Given instruction >> Produce nothing but an exact copy of the lines from the one containing "Rebuild this chart" through the one containing "11.5, 10.3, 11.0]", and do not carry over pictures.

Provided records >>

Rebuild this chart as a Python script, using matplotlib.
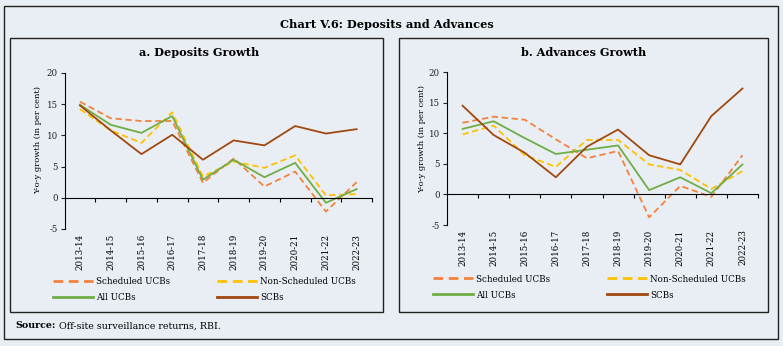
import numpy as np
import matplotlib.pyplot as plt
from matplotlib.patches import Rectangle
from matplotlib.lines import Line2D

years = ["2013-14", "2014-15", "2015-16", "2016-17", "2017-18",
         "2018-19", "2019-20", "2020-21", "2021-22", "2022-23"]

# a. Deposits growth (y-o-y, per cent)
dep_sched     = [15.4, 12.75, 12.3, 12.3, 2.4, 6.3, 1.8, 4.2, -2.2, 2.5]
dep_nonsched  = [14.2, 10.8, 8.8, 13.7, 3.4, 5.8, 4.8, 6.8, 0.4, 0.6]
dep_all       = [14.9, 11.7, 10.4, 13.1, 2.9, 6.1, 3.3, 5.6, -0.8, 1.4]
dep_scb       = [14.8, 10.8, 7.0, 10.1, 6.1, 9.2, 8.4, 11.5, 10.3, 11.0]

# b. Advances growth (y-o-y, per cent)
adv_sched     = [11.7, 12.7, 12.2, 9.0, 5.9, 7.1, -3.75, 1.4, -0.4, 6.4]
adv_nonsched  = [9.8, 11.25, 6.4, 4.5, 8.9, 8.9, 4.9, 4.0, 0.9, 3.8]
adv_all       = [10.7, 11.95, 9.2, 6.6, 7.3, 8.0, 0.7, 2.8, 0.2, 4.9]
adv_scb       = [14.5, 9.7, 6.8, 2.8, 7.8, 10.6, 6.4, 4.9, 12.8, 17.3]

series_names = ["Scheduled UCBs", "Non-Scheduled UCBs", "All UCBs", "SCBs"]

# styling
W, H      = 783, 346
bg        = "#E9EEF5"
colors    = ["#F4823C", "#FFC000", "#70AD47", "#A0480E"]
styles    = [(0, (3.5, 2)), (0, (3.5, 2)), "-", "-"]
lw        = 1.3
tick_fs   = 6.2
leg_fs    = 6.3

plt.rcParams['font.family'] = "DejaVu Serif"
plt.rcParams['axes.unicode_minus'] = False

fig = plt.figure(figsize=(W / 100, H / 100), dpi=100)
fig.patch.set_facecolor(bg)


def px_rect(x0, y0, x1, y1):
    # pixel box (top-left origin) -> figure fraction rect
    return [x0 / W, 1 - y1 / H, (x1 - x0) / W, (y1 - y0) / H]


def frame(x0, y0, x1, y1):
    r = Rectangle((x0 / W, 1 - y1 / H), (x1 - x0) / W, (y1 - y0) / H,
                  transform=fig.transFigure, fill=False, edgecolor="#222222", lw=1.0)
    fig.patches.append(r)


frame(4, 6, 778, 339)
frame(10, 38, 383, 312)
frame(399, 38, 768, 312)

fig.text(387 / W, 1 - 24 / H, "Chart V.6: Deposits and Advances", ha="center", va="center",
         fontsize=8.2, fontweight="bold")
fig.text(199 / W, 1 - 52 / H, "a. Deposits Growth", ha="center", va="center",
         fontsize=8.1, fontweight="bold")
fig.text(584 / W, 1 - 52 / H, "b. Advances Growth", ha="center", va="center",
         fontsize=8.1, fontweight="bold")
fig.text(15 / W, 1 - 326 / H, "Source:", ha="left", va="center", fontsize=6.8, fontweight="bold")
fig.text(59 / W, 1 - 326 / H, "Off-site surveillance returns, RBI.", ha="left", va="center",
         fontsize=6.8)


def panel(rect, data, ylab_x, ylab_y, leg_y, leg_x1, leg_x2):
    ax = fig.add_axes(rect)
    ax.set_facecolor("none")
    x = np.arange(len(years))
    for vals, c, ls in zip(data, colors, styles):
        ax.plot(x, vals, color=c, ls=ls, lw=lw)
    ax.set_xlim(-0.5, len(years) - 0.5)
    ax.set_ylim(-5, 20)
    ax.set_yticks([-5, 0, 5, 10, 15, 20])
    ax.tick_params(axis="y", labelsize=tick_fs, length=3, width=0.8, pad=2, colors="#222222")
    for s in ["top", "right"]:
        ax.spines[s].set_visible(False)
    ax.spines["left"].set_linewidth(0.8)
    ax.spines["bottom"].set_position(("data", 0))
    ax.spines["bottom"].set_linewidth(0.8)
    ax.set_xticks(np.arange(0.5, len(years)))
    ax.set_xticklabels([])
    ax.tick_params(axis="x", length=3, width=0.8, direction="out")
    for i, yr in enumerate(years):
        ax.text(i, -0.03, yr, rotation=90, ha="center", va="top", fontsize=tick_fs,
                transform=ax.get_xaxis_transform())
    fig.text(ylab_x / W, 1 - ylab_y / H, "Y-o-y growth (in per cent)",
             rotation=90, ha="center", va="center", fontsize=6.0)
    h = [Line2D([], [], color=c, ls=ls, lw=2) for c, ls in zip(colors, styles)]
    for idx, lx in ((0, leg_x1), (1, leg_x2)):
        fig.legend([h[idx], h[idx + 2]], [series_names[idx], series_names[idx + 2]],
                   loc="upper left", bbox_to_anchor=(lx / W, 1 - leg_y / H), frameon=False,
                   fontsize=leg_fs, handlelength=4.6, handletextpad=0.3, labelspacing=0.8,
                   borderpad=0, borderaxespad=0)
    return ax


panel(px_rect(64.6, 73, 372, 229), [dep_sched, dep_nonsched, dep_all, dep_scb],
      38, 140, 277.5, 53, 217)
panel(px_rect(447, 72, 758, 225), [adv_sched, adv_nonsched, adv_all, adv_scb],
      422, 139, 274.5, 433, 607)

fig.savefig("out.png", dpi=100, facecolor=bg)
...
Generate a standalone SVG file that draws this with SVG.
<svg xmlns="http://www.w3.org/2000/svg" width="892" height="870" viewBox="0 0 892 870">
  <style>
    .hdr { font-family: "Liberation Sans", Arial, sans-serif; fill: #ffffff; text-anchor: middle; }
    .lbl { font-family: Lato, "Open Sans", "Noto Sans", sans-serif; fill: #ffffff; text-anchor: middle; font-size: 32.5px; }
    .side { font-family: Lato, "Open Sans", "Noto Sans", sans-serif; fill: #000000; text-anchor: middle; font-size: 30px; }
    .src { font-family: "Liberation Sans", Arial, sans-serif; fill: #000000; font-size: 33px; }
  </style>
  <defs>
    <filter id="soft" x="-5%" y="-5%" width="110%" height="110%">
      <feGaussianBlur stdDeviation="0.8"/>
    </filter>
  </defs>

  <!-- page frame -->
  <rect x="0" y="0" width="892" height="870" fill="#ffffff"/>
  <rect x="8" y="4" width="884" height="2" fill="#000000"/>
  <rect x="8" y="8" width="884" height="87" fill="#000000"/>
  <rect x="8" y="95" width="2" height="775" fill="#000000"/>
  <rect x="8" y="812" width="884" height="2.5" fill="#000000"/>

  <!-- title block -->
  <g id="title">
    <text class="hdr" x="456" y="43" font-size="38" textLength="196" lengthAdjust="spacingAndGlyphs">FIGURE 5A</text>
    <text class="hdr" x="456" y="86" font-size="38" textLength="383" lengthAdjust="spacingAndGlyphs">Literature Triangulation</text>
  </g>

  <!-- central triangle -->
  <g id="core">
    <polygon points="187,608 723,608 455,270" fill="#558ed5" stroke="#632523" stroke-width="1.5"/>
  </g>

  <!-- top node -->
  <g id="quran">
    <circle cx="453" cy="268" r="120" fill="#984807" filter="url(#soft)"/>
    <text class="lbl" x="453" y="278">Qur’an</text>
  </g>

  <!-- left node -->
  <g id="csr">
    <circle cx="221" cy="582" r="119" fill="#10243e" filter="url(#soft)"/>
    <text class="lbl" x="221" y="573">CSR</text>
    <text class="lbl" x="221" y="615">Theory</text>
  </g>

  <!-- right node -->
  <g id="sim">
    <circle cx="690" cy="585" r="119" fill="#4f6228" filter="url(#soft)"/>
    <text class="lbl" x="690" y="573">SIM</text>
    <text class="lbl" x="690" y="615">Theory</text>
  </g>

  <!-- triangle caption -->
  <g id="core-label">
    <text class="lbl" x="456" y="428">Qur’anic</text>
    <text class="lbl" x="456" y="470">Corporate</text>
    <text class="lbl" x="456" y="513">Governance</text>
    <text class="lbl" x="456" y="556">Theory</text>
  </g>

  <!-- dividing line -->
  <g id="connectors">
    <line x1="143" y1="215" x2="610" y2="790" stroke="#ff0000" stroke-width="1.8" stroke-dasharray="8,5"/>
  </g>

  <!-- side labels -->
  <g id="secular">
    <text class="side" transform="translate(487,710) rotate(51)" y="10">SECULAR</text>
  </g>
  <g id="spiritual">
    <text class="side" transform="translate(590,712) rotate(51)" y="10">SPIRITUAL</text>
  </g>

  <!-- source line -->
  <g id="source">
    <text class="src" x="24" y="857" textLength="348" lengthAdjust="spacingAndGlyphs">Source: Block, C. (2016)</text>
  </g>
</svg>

Result for this exercise >>
Rebuild this chart as a Python script, using matplotlib.
import numpy as np
import matplotlib.pyplot as plt
from matplotlib.patches import Rectangle
from matplotlib.lines import Line2D

years = ["2013-14", "2014-15", "2015-16", "2016-17", "2017-18",
         "2018-19", "2019-20", "2020-21", "2021-22", "2022-23"]

# a. Deposits growth (y-o-y, per cent)
dep_sched     = [15.4, 12.75, 12.3, 12.3, 2.4, 6.3, 1.8, 4.2, -2.2, 2.5]
dep_nonsched  = [14.2, 10.8, 8.8, 13.7, 3.4, 5.8, 4.8, 6.8, 0.4, 0.6]
dep_all       = [14.9, 11.7, 10.4, 13.1, 2.9, 6.1, 3.3, 5.6, -0.8, 1.4]
dep_scb       = [14.8, 10.8, 7.0, 10.1, 6.1, 9.2, 8.4, 11.5, 10.3, 11.0]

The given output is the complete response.